GIVEN INSTRUCTION:
Begin with the first line of the material and copy each line word for word through the line that contains "(code10) at (23,388)"; the pictures are left out.

______________________________

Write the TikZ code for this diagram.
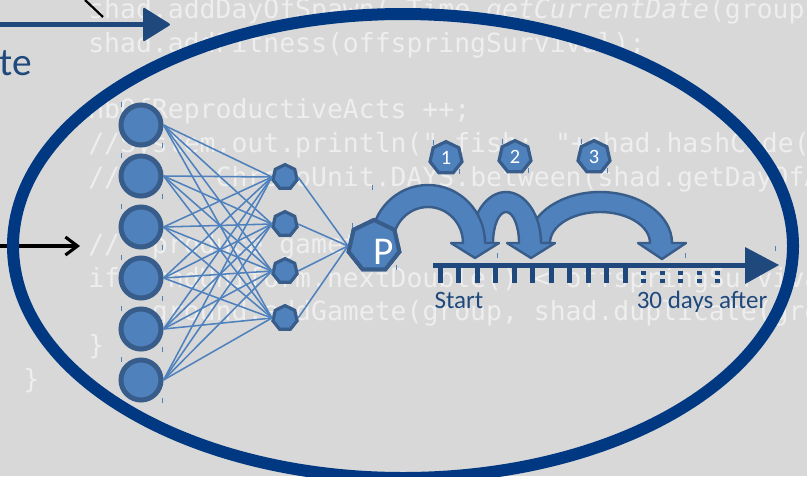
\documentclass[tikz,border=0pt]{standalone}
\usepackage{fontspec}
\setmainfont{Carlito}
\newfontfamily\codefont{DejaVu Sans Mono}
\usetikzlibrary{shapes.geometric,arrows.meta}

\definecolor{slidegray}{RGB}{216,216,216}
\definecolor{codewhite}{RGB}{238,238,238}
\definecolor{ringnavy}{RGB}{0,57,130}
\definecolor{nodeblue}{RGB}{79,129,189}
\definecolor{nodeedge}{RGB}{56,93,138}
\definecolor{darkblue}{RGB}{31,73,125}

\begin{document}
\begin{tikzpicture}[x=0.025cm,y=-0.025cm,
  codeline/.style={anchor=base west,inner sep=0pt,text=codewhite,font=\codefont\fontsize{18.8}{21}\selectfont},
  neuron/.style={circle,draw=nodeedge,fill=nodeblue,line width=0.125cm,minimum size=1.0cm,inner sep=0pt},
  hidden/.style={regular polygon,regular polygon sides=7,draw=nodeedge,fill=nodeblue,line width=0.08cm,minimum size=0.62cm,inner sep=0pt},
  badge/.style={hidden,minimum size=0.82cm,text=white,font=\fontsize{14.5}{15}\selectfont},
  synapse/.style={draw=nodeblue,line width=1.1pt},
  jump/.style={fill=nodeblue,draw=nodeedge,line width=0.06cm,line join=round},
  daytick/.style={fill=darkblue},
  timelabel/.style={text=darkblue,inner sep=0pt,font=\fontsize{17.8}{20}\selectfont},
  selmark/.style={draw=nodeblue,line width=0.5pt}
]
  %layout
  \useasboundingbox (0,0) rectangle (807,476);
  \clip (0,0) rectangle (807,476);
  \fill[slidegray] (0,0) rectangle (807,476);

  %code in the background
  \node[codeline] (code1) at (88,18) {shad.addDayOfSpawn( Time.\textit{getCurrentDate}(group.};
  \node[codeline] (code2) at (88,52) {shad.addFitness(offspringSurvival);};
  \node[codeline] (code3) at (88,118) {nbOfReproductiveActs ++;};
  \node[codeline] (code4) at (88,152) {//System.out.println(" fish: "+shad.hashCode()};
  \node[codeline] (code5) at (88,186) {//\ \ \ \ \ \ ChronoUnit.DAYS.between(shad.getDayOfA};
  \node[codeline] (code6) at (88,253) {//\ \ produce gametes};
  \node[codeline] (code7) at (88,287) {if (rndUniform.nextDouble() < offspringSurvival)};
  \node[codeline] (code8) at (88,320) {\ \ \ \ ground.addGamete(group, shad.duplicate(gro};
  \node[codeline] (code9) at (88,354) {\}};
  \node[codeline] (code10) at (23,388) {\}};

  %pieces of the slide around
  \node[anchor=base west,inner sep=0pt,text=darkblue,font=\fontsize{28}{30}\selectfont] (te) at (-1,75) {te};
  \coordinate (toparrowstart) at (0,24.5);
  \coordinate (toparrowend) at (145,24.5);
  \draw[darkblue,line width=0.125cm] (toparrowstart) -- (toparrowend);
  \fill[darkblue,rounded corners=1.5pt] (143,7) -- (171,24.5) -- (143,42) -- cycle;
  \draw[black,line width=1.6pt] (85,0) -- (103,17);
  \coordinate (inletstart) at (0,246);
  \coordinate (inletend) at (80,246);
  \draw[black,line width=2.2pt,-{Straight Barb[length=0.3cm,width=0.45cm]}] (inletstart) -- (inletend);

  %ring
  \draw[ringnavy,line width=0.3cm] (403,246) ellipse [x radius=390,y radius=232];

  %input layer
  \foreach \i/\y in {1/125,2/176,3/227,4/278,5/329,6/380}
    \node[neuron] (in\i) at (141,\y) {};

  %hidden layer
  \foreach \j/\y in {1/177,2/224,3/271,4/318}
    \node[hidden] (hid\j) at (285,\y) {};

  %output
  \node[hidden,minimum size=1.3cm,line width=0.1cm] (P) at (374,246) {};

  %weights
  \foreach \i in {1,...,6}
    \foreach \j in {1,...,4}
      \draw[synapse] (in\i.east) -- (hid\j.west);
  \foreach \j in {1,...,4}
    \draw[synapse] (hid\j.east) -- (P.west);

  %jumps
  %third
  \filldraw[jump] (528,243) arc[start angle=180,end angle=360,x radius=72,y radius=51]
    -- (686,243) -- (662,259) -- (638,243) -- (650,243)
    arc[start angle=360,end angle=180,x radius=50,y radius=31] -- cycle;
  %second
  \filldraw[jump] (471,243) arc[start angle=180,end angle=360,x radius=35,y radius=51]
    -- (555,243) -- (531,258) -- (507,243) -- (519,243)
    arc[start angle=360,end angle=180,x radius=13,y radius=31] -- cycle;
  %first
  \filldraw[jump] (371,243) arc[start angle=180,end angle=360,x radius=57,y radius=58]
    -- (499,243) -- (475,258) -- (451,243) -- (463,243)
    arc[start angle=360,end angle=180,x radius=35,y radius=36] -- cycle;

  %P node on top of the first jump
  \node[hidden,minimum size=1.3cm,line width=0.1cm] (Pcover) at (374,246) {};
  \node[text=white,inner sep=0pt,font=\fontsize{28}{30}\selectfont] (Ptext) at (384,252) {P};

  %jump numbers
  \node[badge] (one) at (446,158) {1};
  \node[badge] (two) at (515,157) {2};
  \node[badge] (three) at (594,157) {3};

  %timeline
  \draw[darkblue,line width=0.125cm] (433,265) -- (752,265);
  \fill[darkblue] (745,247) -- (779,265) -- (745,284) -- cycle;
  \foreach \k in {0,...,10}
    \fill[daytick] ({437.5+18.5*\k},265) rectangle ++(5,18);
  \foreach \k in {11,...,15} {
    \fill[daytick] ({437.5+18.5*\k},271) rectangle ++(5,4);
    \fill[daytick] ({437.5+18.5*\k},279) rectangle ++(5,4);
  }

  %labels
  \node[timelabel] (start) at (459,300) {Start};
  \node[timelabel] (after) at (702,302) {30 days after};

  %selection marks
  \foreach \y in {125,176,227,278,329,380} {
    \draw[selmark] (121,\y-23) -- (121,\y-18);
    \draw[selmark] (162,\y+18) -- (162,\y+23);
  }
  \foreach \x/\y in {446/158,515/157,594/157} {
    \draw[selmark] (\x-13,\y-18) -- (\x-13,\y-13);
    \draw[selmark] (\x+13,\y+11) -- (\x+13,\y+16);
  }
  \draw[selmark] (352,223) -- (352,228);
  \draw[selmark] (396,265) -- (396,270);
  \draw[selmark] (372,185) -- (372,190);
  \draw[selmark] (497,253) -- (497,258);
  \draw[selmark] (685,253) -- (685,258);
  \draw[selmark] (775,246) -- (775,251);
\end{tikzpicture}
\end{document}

______________________________

ANSWER TO THE TASK:
Write the TikZ code for this diagram.
\documentclass[tikz,border=0pt]{standalone}
\usepackage{fontspec}
\setmainfont{Carlito}
\newfontfamily\codefont{DejaVu Sans Mono}
\usetikzlibrary{shapes.geometric,arrows.meta}

\definecolor{slidegray}{RGB}{216,216,216}
\definecolor{codewhite}{RGB}{238,238,238}
\definecolor{ringnavy}{RGB}{0,57,130}
\definecolor{nodeblue}{RGB}{79,129,189}
\definecolor{nodeedge}{RGB}{56,93,138}
\definecolor{darkblue}{RGB}{31,73,125}

\begin{document}
\begin{tikzpicture}[x=0.025cm,y=-0.025cm,
  codeline/.style={anchor=base west,inner sep=0pt,text=codewhite,font=\codefont\fontsize{18.8}{21}\selectfont},
  neuron/.style={circle,draw=nodeedge,fill=nodeblue,line width=0.125cm,minimum size=1.0cm,inner sep=0pt},
  hidden/.style={regular polygon,regular polygon sides=7,draw=nodeedge,fill=nodeblue,line width=0.08cm,minimum size=0.62cm,inner sep=0pt},
  badge/.style={hidden,minimum size=0.82cm,text=white,font=\fontsize{14.5}{15}\selectfont},
  synapse/.style={draw=nodeblue,line width=1.1pt},
  jump/.style={fill=nodeblue,draw=nodeedge,line width=0.06cm,line join=round},
  daytick/.style={fill=darkblue},
  timelabel/.style={text=darkblue,inner sep=0pt,font=\fontsize{17.8}{20}\selectfont},
  selmark/.style={draw=nodeblue,line width=0.5pt}
]
  %layout
  \useasboundingbox (0,0) rectangle (807,476);
  \clip (0,0) rectangle (807,476);
  \fill[slidegray] (0,0) rectangle (807,476);

  %code in the background
  \node[codeline] (code1) at (88,18) {shad.addDayOfSpawn( Time.\textit{getCurrentDate}(group.};
  \node[codeline] (code2) at (88,52) {shad.addFitness(offspringSurvival);};
  \node[codeline] (code3) at (88,118) {nbOfReproductiveActs ++;};
  \node[codeline] (code4) at (88,152) {//System.out.println(" fish: "+shad.hashCode()};
  \node[codeline] (code5) at (88,186) {//\ \ \ \ \ \ ChronoUnit.DAYS.between(shad.getDayOfA};
  \node[codeline] (code6) at (88,253) {//\ \ produce gametes};
  \node[codeline] (code7) at (88,287) {if (rndUniform.nextDouble() < offspringSurvival)};
  \node[codeline] (code8) at (88,320) {\ \ \ \ ground.addGamete(group, shad.duplicate(gro};
  \node[codeline] (code9) at (88,354) {\}};
  \node[codeline] (code10) at (23,388) {\}};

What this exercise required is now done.